Existing DBMSs provide various functions that allow management of a database and its data which can be classified into four main functional groups:
- Data definition – Creation, modification and removal of definitions that define the organization of the data.
- Update – Insertion, modification, and deletion of the actual data
- Retrieval – Providing information in a form directly usable or for further processing by other applications. The retrieved data may be made available in a form basically the same as it is stored in the database or in a new form obtained by altering or combining existing data from the database.
- Administration – Registering and monitoring users, enforcing data security, monitoring performance, maintaining data integrity, dealing with concurrency control, and recovering information that has been corrupted by some event such as an unexpected system failure.
Both a database and its DBMS conform to the principles of a particular database model. “Database system” refers collectively to the database model, database management system, and database.
Origin of database management
Following the technology progress in the areas of processors, computer memory, computer storage, and computer networks, the sizes, capabilities, and performance of databases and their respective DBMSs have grown in orders of magnitude. The development of database technology can be divided into three eras based on data model or structure: navigational, SQL/relational, and post-relational.
The relational model, first proposed in 1970 by Edgar F. Codd, departed from this tradition by insisting that applications should search for data by content, rather than by following links. The relational model employs sets of ledger-style tables, each used for a different type of entity. Only in the mid-1980s did computing hardware become powerful enough to allow the wide deployment of relational systems (DBMSs plus applications). By the early 1990s, however, relational systems dominated in all large-scale data processing applications, and as of 2015 they remain dominant: IBM DB2, Oracle, MySQL, and Microsoft SQL Server are the top DBMS. The dominant database language, standardised SQL for the relational model, has influenced database languages for other data models.
Object databases were developed in the 1980s to overcome the inconvenience of object-relational impedance mismatch, which led to the coining of the term “post-relational” and also the development of hybrid object-relational databases.
The next generation of post-relational databases in the late 2000s became known as NoSQL databases, introducing fast key-value stores and document-oriented databases. A competing “next generation” known as NewSQL databases attempted new implementations that retained the relational/SQL model while aiming to match the high performance of NoSQL compared to commercially available relational DBMSs.

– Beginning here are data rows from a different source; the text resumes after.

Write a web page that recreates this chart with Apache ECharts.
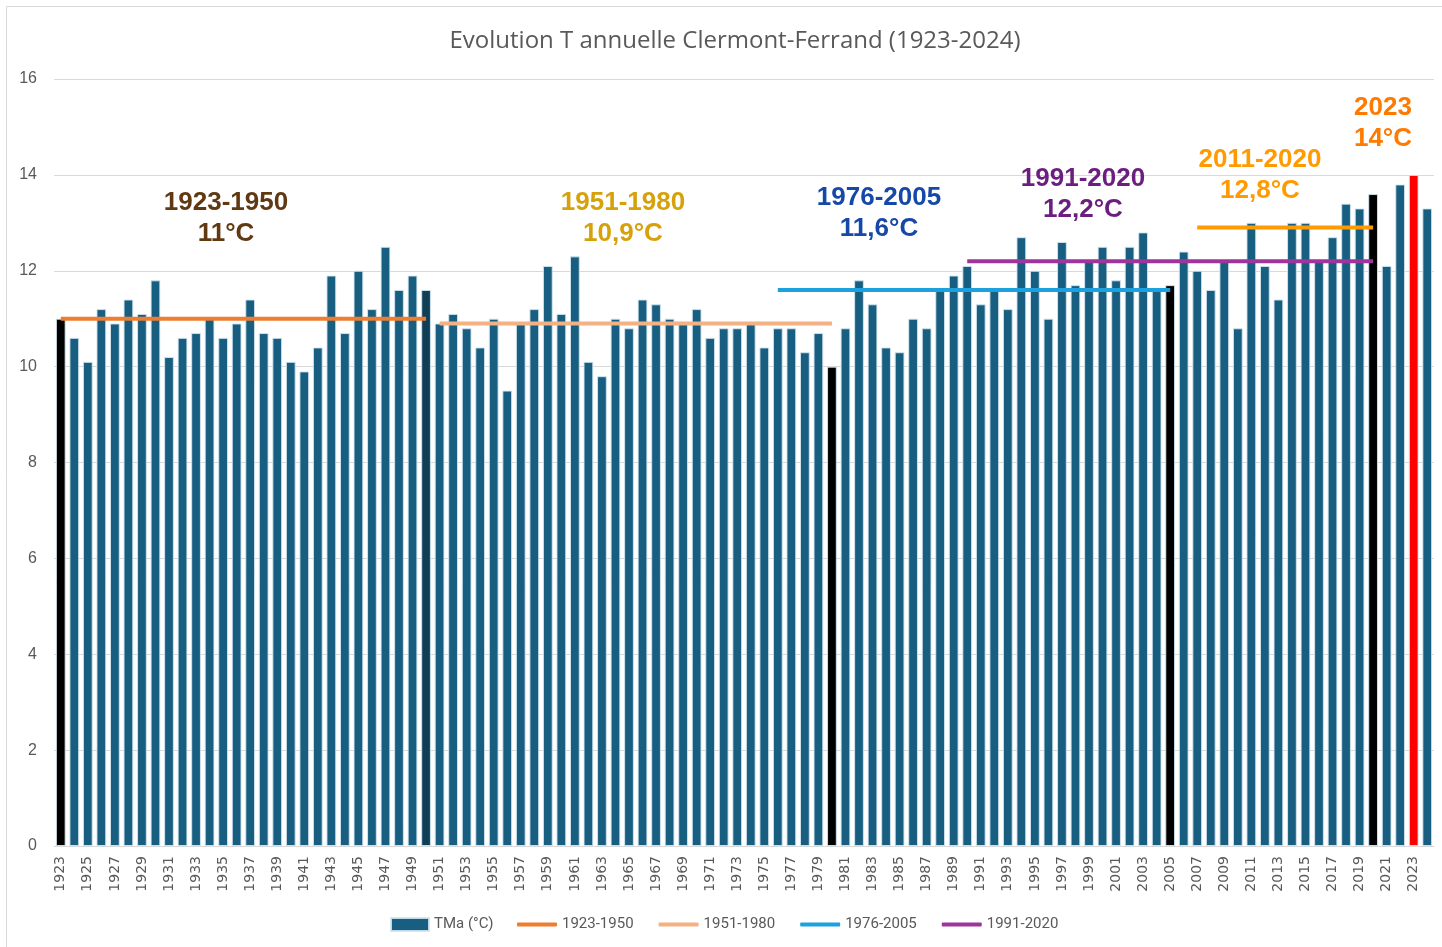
<!DOCTYPE html>
<html>
<head>
<meta charset="utf-8">
<script src="https://cdn.jsdelivr.net/npm/echarts@6/dist/echarts.min.js"></script>
<style>
  html, body { margin: 0; padding: 0; background: #fff; }
  #main { width: 1442px; height: 947px; }
</style>
</head>
<body>
<div id="main"></div>
<script>
// ===== données =====
const firstYear = 1923;
const lastYear = 2024;
const years = [];
for (let y = firstYear; y <= lastYear; y++) years.push(String(y));

// TMa (°C), 1923 -> 2024
const tma = [
  11.0, 10.6, 10.1, 11.2, 10.9, 11.4, 11.1, 11.8, 10.2, 10.6, // 1923-1932
  10.7, 11.0, 10.6, 10.9, 11.4, 10.7, 10.6, 10.1, 9.9, 10.4,  // 1933-1942
  11.9, 10.7, 12.0, 11.2, 12.5, 11.6, 11.9, 11.6, 10.9, 11.1, // 1943-1952
  10.8, 10.4, 11.0, 9.5, 10.9, 11.2, 12.1, 11.1, 12.3, 10.1,  // 1953-1962
  9.8, 11.0, 10.8, 11.4, 11.3, 11.0, 10.9, 11.2, 10.6, 10.8,  // 1963-1972
  10.8, 10.9, 10.4, 10.8, 10.8, 10.3, 10.7, 10.0, 10.8, 11.8, // 1973-1982
  11.3, 10.4, 10.3, 11.0, 10.8, 11.6, 11.9, 12.1, 11.3, 11.6, // 1983-1992
  11.2, 12.7, 12.0, 11.0, 12.6, 11.7, 12.2, 12.5, 11.8, 12.5, // 1993-2002
  12.8, 11.6, 11.7, 12.4, 12.0, 11.6, 12.2, 10.8, 13.0, 12.1, // 2003-2012
  11.4, 13.0, 13.0, 12.2, 12.7, 13.4, 13.3, 13.6, 12.1, 13.8, // 2013-2022
  14.0, 13.3                                                   // 2023-2024
];

// barres mises en évidence
const blackYears = ['1923', '1980', '2005', '2020'];
const darkYears = ['1950'];
const redYears = ['2023'];

// moyennes de référence
const periodNames  = ['1923-1950', '1951-1980', '1976-2005', '1991-2020', '2011-2020'];
const periodStart  = [1923, 1951, 1976, 1990, 2007];
const periodEnd    = [1950, 1980, 2005, 2020, 2020];
const periodMean   = [11.0, 10.9, 11.6, 12.2, 12.9];
const periodColors = ['#ED7D31', '#F4B183', '#1DA1DE', '#9E349C', '#FF9A00'];
const inLegend     = [true, true, true, true, false];

// étiquettes
const noteTexts  = ['1923-1950\n11°C', '1951-1980\n10,9°C', '1976-2005\n11,6°C',
                    '1991-2020\n12,2°C', '2011-2020\n12,8°C', '2023\n14°C'];
const noteColors = ['#603913', '#D6A20C', '#1648A8', '#6B1E7F', '#FF9A00', '#FF7A00'];
const noteX      = [226, 623, 879, 1083, 1260, 1383];
const noteY      = [217, 217, 212, 193, 174, 122];

const barColor = '#175E80';
const txtColor = '#595959';

// ===== graphique =====
const chart = echarts.init(document.getElementById('main'));

const barData = tma.map((v, i) => {
  const yr = years[i];
  let color = barColor;
  if (blackYears.includes(yr)) color = '#000000';
  if (darkYears.includes(yr)) color = '#0F3F57';
  if (redYears.includes(yr)) color = '#FF0000';
  return { value: v, itemStyle: { color } };
});

const lineSeries = periodNames.map((name, k) => ({
  name,
  type: 'line',
  symbol: 'none',
  z: 5,
  lineStyle: { width: 4, color: periodColors[k] },
  itemStyle: { color: periodColors[k] },
  data: years.map(y => (+y >= periodStart[k] && +y <= periodEnd[k]) ? periodMean[k] : null)
}));

const notes = noteTexts.map((t, i) => ({
  type: 'text',
  x: noteX[i],
  y: noteY[i] + 1,
  z: 10,
  style: {
    text: t,
    fill: noteColors[i],
    font: 'bold 26px "Liberation Sans", Arial, sans-serif',
    lineHeight: 31,
    align: 'center',
    verticalAlign: 'middle'
  }
}));

const legendText = { fontSize: 15, color: txtColor, fontFamily: '"Liberation Sans Narrow", "Roboto", sans-serif' };

const option = {
  animation: false,
  backgroundColor: '#fff',
  title: {
    text: 'Evolution T annuelle Clermont-Ferrand (1923-2024)',
    left: 730,
    top: 24,
    textAlign: 'center',
    textStyle: { fontSize: 24, fontWeight: 'normal', color: txtColor, fontFamily: '"Open Sans", sans-serif' }
  },
  grid: { left: 54, right: 8, top: 79, bottom: 101, containLabel: false },
  legend: [{
    bottom: 10,
    left: 385,
    itemWidth: 38,
    itemHeight: 13,
    textStyle: legendText,
    data: [{ name: 'TMa (°C)', icon: 'rect' }]
  }, {
    bottom: 10,
    left: 512,
    itemWidth: 40,
    itemHeight: 4,
    itemGap: 25,
    textStyle: legendText,
    data: periodNames.filter((n, k) => inLegend[k]).map(n => ({ name: n, icon: 'roundRect' }))
  }],
  xAxis: {
    type: 'category',
    data: years,
    axisLine: { show: true, lineStyle: { color: '#d9d9d9' } },
    axisTick: { show: false },
    axisLabel: {
      interval: 1,
      rotate: 90,
      fontSize: 14,
      color: txtColor,
      margin: 10,
      fontFamily: '"DejaVu Sans", sans-serif'
    }
  },
  yAxis: {
    type: 'value',
    min: 0,
    max: 16,
    interval: 2,
    axisLine: { show: false },
    axisTick: { show: false },
    splitLine: { lineStyle: { color: '#d9d9d9' } },
    axisLabel: { fontSize: 16, color: txtColor, margin: 17, fontFamily: '"Liberation Sans", Arial, sans-serif' }
  },
  series: [{
    name: 'TMa (°C)',
    type: 'bar',
    barCategoryGap: '28%',
    itemStyle: { color: barColor, borderColor: 'rgba(210,230,240,0.9)', borderWidth: 1 },
    data: barData
  }].concat(lineSeries),
  graphic: [{
    type: 'rect',
    shape: { x: 6.5, y: 6.5, width: 1460, height: 960 },
    style: { fill: 'none', stroke: '#d9d9d9', lineWidth: 1 },
    silent: true
  }].concat(notes)
};

chart.setOption(option);
</script>
</body>
</html>
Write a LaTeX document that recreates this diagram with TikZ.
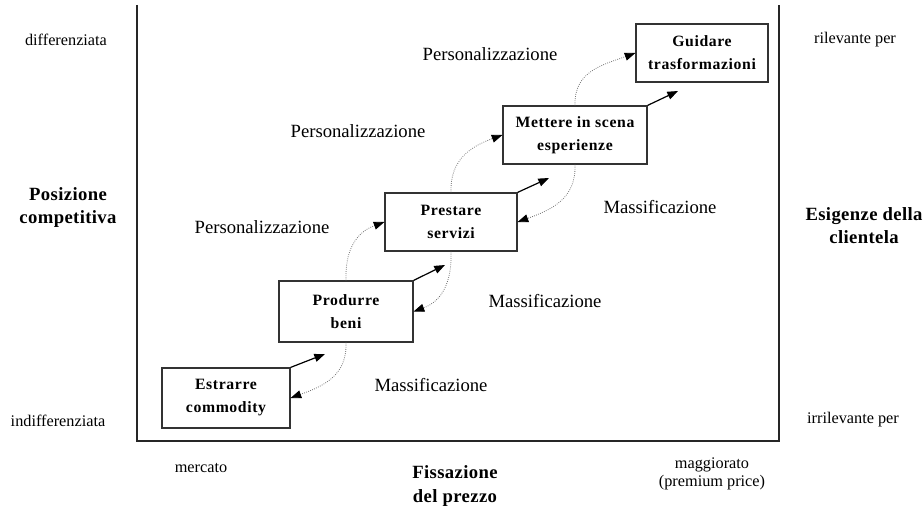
\documentclass[tikz,border=0pt]{standalone}
\usepackage{fontspec}
\setmainfont{Liberation Serif}
\usetikzlibrary{arrows.meta}
\begin{document}
\begin{tikzpicture}[x=0.75pt,y=-0.75pt,
  stage/.style={draw=black!80,line width=0.9pt,fill=white,inner sep=0pt,align=center,
    font=\fontsize{11.8}{17.25}\selectfont\bfseries\addfontfeatures{LetterSpace=4}},
  axislab/.style={align=center,font=\fontsize{14}{17.25}\selectfont\bfseries\addfontfeatures{LetterSpace=2}},
  small/.style={align=center,font=\fontsize{12.2}{13.5}\selectfont},
  trend/.style={align=center,font=\fontsize{14}{17}\selectfont},
  push/.style={line width=0.9pt,-{Triangle[length=8pt,width=6pt]}},
  drift/.style={draw=black!55,line width=0.6pt,densely dotted,-{Triangle[length=8pt,width=6pt,fill=black,color=black]}}]
\useasboundingbox (0,0) rectangle (924,510);
% frame
\coordinate (tl) at (137,5);
\coordinate (bl) at (137,441);
\coordinate (br) at (779,441);
\coordinate (tr) at (779,5);
\draw[line width=1pt,black!85] (tl) -- (bl) -- (br) -- (tr);
% stages
\node[stage,minimum width=128*0.75pt,minimum height=60*0.75pt] (estr) at (226,398) {Estrarre\\commodity};
\node[stage,minimum width=134*0.75pt,minimum height=61*0.75pt] (prod) at (346,311.5) {Produrre\\beni};
\node[stage,minimum width=132*0.75pt,minimum height=58*0.75pt] (pres) at (451,222) {Prestare\\servizi};
\node[stage,minimum width=144*0.75pt,minimum height=58*0.75pt] (mett) at (575,135) {Mettere in scena\\esperienze};
\node[stage,minimum width=132*0.75pt,minimum height=58*0.75pt] (guid) at (702,53) {Guidare\\trasformazioni};
% solid arrows
\coordinate (a1) at (325,354);
\coordinate (a2) at (445,265);
\coordinate (a3) at (549,178);
\coordinate (a4) at (678,91);
\draw[push] (estr.north east) -- (a1);
\draw[push] (prod.north east) -- (a2);
\draw[push] (pres.north east) -- (a3);
\draw[push] (mett.north east) -- (a4);
% dotted curves
\draw[drift] (prod.south) to[out=-88,in=20,looseness=1.1] (estr.east);
\draw[drift] (prod.north) to[out=92,in=200,looseness=1.1] (pres.west);
\draw[drift] (pres.south) to[out=-88,in=20,looseness=1.1] (prod.east);
\draw[drift] (pres.north) to[out=92,in=200,looseness=1.1] (mett.west);
\draw[drift] (mett.south) to[out=-88,in=20,looseness=1.1] (pres.east);
\draw[drift] (mett.north) to[out=92,in=200,looseness=1.1] (guid.west);
% trend labels
\node[trend] (p1) at (262,227) {Personalizzazione};
\node[trend] (p2) at (358,131) {Personalizzazione};
\node[trend] (p3) at (490,54) {Personalizzazione};
\node[trend] (m1) at (431,385) {Massificazione};
\node[trend] (m2) at (545,301) {Massificazione};
\node[trend] (m3) at (660,207) {Massificazione};
% axis labels
\node[small] (dif) at (66,40) {differenziata};
\node[small] (ind) at (58,421) {indifferenziata};
\node[axislab] (pos) at (68,208) {Posizione\\competitiva};
\node[small] (ril) at (855,40) {rilevante per};
\node[small] (irr) at (853,420) {irrilevante per};
\node[axislab] (esi) at (864,226) {Esigenze della\\clientela};
\node[small] (mer) at (201,468) {mercato};
\node[axislab,font=\fontsize{14}{18}\selectfont\bfseries\addfontfeatures{LetterSpace=2}] (fis) at (455,486) {Fissazione\\del prezzo};
\node[small] (mag) at (712,474) {maggiorato\\(premium price)};
\end{tikzpicture}
\end{document}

Terminologies used in database management
Database languages are specific to a particular data model. Notable examples include:
- SQL/XML combines XQuery with SQL.
- SQL combines the roles of data definition, data manipulation, and query in a single language. It was one of the first commercial languages for the relational model, although it departs in some respects from the relational model as described by Codd (for example, the rows and columns of a table can be ordered). SQL became a standard of the American National Standards Institute (ANSI) in 1986, and of the International Organization for Standardization (ISO) in 1987. The standards have been regularly enhanced since and is supported (with varying degrees of conformance) by all mainstream commercial relational DBMSs.
- OQL is an object model language standard (from the Object Data Management Group). It has influenced the design of some of the newer query languages like JDOQL and EJB QL.
- XQuery is a standard XML query language implemented by XML database systems such as MarkLogic and eXist, by relational databases with XML capability such as Oracle and DB2, and also by in-memory XML processors such as Saxon.
Accessing the database: DBMS and RDBMS
A database management system (DBMS) is a type of software that allows you to define, manipulate, retrieve and manage data stored within a database. A relational database management system (RDBMS) is a type of database management software that was developed in the 1970s, based on the relational model, and is still the most popular way to manage a database. DBMS technologies began in the 1960s to support hierarchical databases, and they include IBM’s Information Management System and CA’s Integrated Database Management System.
Relational database
A relational database, is a tabular database in which data is defined so that it can be reorganized and accessed in a number of different ways.
Relational databases are made up of a set of tables with data that fits into a predefined category. Each table has at least one data category in a column, and each row has a certain data instance for the categories which are defined in the columns.
The Structured Query Language (SQL) is the standard user and application program interface for a relational database. Relational databases are easy to extend, and a new data category can be added after the original database creation without requiring that you modify all the existing applications.
Distributed database
A distributed database is a database in which portions of the database are stored in multiple physical locations, and in which processing is dispersed or replicated among different points in a network.
Distributed databases can be homogeneous or heterogeneous. All the physical locations in a homogeneous distributed database system have the same underlying hardware and run the same operating systems and database applications. The hardware, operating systems or database applications in a heterogeneous distributed database may be different at each of the locations.
Object-oriented database
Items created using object-oriented programming languages are often stored in relational databases, but object-oriented databases are well-suited for those items.
An object-oriented database is organized around objects rather than actions, and data rather than logic. For example, a multimedia record in a relational database can be a definable data object, as opposed to an alphanumeric value.
Graph database
A graph-oriented database, or graph database, is a type of NoSQL database that uses graph theory to store, map and query relationships. Graph databases are basically collections of nodes and edges, where each node represents an entity, and each edge represents a connection between nodes.
Graph databases are growing in popularity for analyzing interconnections. For example, companies might use a graph database to mine data about customers from social media.
Cloud database
A cloud database is a database that has been optimized or built for a virtualized environment, either in a hybrid cloud, public cloud or private cloud. Cloud databases provide benefits such as the ability to pay for storage capacity and bandwidth on a per-use basis, and they provide scalability on demand, along with high availability.
A cloud database also gives enterprises the opportunity to support business applications in a software-as-a-service deployment.
NoSQL database
NoSQL databases are effective for big data performance issues that relational databases aren’t built to solve. They are most effective when an organization must analyze large chunks of unstructured data or data that’s stored across multiple virtual servers in the cloud.
A database language may also incorporate features like:
- DBMS-specific Configuration and storage engine management
- Computations to modify query results, like counting, summing, averaging, sorting, grouping, and cross-referencing
- Constraint enforcement (e.g. in an automotive database, only allowing one engine type per car)
- Application programming interface version of the query language, for programmer convenience.